## Records with drawing code

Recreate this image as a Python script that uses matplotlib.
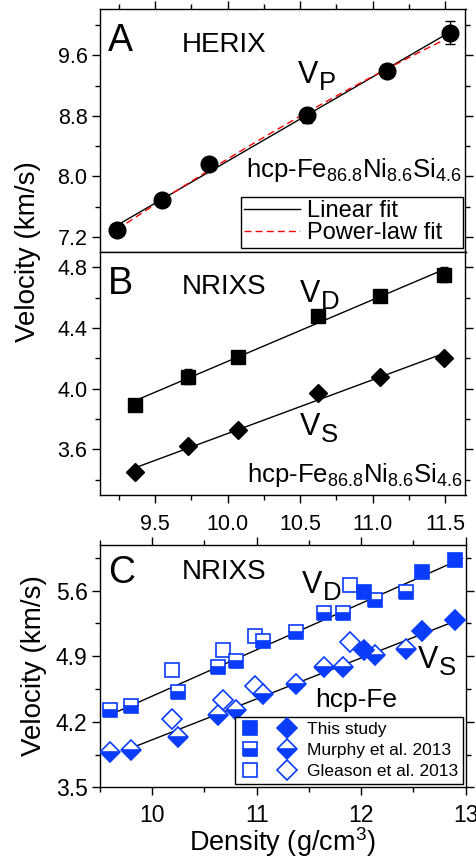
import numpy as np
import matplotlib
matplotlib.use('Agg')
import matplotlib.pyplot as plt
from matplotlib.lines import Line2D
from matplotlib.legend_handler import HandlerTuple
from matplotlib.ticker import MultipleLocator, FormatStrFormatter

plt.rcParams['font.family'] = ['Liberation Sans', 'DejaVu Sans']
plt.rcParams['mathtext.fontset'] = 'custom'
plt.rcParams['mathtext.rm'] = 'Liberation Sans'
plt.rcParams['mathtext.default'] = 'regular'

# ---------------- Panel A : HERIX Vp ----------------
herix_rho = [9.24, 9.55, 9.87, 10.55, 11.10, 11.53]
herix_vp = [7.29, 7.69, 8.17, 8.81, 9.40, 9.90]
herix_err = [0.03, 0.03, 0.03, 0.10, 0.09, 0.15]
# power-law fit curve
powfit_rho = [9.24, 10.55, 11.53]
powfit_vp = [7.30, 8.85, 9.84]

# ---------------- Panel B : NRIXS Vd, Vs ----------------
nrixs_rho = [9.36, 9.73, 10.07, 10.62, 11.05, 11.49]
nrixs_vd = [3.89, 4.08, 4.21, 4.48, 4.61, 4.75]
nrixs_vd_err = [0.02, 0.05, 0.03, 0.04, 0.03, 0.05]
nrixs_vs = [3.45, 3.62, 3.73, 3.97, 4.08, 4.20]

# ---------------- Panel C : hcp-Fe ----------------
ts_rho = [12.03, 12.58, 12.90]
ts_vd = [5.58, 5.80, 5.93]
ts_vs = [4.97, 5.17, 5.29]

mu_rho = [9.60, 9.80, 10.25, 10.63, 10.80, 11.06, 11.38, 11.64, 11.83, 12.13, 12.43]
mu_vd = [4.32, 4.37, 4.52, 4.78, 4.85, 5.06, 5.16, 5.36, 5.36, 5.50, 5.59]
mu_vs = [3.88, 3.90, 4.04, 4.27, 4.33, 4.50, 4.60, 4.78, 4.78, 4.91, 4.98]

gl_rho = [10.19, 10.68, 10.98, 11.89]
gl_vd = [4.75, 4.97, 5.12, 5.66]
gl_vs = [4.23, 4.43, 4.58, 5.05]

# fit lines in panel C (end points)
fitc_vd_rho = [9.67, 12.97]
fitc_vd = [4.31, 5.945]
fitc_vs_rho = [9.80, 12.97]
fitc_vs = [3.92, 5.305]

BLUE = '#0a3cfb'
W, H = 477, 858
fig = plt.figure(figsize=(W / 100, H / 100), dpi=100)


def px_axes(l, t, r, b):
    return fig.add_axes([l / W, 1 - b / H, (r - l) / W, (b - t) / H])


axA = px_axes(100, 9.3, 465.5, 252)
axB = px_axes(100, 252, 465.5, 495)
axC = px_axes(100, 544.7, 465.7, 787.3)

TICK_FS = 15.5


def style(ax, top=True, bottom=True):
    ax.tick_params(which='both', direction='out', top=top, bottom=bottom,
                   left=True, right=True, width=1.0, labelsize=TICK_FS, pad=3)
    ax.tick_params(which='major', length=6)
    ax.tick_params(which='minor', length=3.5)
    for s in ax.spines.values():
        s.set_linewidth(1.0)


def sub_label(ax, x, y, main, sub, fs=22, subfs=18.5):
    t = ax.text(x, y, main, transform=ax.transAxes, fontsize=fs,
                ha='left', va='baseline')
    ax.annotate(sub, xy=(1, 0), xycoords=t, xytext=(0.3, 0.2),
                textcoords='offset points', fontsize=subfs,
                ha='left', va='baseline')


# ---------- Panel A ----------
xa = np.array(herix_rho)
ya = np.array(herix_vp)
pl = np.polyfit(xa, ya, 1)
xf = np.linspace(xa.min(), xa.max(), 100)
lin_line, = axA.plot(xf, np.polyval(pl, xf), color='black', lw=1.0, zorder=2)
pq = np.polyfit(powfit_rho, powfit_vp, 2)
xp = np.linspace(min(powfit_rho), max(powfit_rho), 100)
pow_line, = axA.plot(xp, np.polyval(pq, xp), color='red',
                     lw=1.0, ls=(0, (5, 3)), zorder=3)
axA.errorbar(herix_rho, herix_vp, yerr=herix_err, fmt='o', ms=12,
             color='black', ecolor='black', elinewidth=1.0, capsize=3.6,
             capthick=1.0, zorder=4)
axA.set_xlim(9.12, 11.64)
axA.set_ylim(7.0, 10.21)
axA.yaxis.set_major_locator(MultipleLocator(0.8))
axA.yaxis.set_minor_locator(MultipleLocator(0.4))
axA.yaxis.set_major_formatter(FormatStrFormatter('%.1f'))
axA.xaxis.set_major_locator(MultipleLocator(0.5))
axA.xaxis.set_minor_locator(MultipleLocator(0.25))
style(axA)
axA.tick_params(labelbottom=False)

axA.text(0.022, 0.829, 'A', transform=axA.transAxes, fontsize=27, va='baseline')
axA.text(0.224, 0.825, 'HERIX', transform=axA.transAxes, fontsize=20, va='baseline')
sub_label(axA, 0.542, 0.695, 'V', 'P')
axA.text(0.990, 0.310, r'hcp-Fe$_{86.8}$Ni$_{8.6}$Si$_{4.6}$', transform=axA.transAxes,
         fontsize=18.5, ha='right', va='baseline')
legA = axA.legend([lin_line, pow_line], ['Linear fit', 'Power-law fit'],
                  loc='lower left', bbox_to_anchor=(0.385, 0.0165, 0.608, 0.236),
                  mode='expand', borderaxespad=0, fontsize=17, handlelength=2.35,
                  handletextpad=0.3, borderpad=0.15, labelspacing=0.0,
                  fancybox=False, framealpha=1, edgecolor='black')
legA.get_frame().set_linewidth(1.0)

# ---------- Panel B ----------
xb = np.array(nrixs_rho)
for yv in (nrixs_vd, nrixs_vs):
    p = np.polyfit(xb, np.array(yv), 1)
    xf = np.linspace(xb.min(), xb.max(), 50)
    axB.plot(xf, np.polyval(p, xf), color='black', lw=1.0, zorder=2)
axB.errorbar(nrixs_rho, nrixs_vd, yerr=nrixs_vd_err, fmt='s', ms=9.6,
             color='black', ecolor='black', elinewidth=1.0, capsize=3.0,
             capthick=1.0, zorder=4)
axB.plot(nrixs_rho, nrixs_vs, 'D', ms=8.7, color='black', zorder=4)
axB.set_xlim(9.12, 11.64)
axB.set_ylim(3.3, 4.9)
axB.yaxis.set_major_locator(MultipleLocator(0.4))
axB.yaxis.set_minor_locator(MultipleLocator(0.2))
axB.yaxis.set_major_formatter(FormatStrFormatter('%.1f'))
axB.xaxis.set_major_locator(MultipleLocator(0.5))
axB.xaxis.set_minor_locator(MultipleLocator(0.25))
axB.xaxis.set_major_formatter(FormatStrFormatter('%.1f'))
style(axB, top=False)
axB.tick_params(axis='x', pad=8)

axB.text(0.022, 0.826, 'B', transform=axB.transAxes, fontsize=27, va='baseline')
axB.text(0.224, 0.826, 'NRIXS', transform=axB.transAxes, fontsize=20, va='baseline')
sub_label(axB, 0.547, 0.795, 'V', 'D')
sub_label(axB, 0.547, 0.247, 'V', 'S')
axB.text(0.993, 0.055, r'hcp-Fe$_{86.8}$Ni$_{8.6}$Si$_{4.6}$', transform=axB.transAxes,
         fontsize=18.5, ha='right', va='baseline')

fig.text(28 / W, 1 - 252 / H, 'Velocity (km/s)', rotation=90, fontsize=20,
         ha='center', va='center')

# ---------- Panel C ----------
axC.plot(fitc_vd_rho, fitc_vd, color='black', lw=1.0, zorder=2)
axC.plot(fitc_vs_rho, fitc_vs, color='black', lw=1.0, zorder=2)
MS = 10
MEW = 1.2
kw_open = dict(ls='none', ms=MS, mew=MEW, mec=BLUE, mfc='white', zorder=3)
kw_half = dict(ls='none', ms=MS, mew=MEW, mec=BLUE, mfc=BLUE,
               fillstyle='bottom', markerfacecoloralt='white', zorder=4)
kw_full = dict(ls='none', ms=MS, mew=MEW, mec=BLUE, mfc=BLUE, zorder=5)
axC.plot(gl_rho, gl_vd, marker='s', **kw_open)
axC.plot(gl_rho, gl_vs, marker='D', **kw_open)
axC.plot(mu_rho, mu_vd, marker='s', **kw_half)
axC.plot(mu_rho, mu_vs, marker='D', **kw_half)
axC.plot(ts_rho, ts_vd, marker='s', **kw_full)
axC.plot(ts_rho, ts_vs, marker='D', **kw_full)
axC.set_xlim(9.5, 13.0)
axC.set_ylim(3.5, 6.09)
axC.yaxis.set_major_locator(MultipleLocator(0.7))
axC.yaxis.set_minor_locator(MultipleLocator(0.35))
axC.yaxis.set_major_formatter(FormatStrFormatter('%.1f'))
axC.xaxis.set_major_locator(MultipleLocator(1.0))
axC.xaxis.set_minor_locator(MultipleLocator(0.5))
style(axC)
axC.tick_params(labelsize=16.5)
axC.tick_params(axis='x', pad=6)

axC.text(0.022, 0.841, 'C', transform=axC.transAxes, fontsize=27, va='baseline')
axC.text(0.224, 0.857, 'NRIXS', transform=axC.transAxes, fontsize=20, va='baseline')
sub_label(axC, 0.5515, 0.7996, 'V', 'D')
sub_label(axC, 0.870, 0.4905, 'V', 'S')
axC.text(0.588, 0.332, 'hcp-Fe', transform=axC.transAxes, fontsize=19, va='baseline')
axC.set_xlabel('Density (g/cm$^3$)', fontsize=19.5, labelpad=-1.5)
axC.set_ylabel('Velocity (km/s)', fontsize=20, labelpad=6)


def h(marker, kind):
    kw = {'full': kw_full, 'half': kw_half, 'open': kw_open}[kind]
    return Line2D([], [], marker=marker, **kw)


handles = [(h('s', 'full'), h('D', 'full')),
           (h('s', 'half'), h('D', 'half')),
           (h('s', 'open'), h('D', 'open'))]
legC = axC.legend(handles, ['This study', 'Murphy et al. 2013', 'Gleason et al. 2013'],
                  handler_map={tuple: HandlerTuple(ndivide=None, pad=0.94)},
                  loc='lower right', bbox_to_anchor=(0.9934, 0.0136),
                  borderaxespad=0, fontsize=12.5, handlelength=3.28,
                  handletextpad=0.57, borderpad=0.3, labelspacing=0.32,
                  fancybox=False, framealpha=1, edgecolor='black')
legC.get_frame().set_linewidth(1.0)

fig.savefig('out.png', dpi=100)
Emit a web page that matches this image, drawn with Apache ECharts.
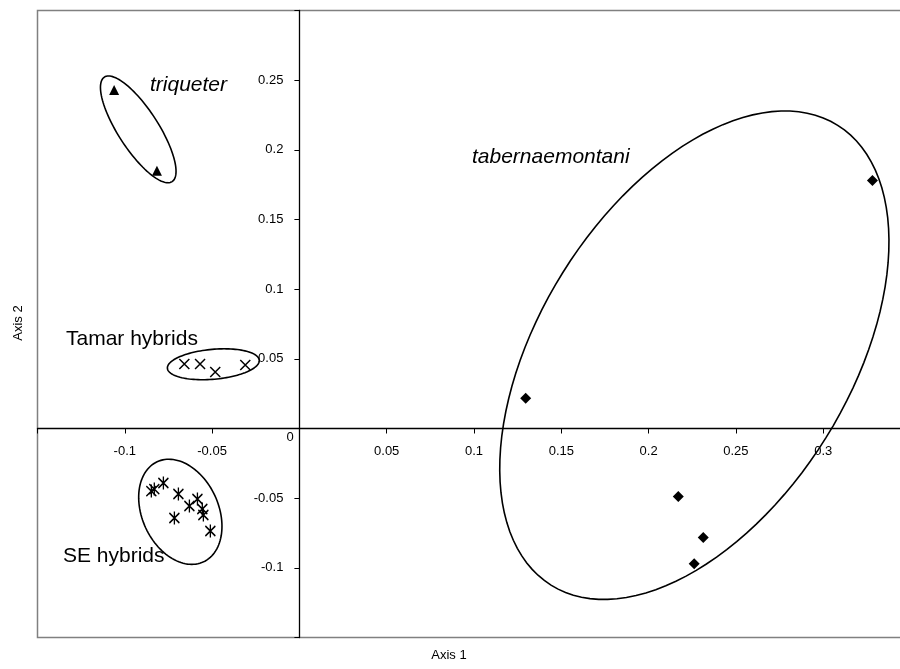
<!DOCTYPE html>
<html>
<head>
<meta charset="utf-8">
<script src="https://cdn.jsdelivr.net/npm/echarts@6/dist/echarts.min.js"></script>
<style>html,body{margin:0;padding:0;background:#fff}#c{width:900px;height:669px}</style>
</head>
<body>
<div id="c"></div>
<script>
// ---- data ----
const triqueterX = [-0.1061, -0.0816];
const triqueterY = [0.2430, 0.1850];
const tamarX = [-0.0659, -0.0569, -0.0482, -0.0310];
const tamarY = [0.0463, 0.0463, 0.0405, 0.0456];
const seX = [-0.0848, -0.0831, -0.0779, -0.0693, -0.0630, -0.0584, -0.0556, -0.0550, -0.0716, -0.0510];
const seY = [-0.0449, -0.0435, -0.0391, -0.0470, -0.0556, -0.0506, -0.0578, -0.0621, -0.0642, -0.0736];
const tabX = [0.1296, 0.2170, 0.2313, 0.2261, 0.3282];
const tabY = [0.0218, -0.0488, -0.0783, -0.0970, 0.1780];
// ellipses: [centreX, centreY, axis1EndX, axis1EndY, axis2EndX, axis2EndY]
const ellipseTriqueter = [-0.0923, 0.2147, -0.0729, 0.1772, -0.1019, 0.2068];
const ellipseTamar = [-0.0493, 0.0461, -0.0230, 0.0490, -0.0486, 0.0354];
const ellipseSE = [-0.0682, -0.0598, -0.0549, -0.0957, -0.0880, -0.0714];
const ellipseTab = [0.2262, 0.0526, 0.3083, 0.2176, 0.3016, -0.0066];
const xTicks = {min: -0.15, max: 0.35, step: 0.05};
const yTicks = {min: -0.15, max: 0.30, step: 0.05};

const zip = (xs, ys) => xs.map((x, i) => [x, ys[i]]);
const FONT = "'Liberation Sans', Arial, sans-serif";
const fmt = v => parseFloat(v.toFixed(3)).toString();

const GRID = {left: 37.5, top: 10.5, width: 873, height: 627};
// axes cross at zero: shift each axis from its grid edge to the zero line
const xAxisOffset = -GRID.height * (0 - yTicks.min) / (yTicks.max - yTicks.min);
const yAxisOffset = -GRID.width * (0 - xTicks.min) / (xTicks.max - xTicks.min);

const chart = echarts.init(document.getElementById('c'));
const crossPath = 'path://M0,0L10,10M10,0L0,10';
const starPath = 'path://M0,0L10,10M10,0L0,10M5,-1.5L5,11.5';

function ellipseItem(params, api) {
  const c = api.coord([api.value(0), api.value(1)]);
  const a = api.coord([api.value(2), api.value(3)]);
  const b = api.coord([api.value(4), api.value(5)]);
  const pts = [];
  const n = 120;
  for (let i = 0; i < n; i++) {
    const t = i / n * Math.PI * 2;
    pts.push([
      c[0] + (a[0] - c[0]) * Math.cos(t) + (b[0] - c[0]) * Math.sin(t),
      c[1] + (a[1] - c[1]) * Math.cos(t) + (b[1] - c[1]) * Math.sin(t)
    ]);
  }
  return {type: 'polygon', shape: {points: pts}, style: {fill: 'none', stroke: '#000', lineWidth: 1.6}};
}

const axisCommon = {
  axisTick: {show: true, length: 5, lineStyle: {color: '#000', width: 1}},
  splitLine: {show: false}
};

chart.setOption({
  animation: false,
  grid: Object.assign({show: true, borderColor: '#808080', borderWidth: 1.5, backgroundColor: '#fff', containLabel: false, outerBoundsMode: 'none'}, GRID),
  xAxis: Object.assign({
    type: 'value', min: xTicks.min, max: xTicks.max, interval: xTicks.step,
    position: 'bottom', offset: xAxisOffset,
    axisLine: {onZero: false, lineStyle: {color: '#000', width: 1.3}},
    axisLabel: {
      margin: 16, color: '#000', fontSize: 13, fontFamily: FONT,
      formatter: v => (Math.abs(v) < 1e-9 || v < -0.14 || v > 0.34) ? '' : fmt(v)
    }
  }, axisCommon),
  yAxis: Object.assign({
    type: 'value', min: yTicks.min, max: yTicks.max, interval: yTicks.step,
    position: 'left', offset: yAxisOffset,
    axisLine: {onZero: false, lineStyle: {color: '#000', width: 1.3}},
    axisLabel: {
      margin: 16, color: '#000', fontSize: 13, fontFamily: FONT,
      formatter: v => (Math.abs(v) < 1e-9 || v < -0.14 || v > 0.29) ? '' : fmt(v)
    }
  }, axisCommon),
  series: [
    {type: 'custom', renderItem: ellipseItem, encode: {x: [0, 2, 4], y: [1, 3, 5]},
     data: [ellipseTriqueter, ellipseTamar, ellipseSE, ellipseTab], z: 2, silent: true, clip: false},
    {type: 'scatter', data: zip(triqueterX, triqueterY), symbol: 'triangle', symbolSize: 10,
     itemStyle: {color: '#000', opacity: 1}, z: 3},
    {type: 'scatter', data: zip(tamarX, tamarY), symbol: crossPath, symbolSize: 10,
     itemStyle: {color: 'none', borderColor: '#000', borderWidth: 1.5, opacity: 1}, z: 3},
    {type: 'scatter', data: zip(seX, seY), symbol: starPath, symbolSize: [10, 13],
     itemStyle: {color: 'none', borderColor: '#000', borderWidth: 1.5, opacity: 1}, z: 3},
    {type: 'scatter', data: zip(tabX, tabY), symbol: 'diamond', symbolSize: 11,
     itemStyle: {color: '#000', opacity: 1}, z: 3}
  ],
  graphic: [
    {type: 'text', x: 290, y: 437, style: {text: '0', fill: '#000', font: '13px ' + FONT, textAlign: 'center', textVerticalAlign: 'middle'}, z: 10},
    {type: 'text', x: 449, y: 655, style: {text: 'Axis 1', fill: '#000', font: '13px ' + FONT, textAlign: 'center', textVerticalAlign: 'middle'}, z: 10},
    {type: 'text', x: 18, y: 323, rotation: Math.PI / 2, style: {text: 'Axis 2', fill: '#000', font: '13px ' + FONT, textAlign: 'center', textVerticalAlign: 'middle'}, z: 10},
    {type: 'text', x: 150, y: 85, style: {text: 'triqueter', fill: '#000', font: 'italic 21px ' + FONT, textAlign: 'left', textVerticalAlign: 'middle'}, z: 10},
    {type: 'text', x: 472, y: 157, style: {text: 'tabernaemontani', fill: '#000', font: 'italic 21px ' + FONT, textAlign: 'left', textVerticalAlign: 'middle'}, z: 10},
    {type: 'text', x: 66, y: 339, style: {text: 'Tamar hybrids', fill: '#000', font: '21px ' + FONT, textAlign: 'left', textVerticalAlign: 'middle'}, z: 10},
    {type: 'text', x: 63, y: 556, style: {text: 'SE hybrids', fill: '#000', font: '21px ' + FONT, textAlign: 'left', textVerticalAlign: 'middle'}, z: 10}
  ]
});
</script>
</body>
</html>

## INSTRUCTION
Begin with the first line of the records and repeat every line up to the one with "powfit_vp = [7.30, 8.85, 9.84]", counting that line too. Pictures are not part of the copy.

## FINISHED TASK
Recreate this image as a Python script that uses matplotlib.
import numpy as np
import matplotlib
matplotlib.use('Agg')
import matplotlib.pyplot as plt
from matplotlib.lines import Line2D
from matplotlib.legend_handler import HandlerTuple
from matplotlib.ticker import MultipleLocator, FormatStrFormatter

plt.rcParams['font.family'] = ['Liberation Sans', 'DejaVu Sans']
plt.rcParams['mathtext.fontset'] = 'custom'
plt.rcParams['mathtext.rm'] = 'Liberation Sans'
plt.rcParams['mathtext.default'] = 'regular'

# ---------------- Panel A : HERIX Vp ----------------
herix_rho = [9.24, 9.55, 9.87, 10.55, 11.10, 11.53]
herix_vp = [7.29, 7.69, 8.17, 8.81, 9.40, 9.90]
herix_err = [0.03, 0.03, 0.03, 0.10, 0.09, 0.15]
# power-law fit curve
powfit_rho = [9.24, 10.55, 11.53]
powfit_vp = [7.30, 8.85, 9.84]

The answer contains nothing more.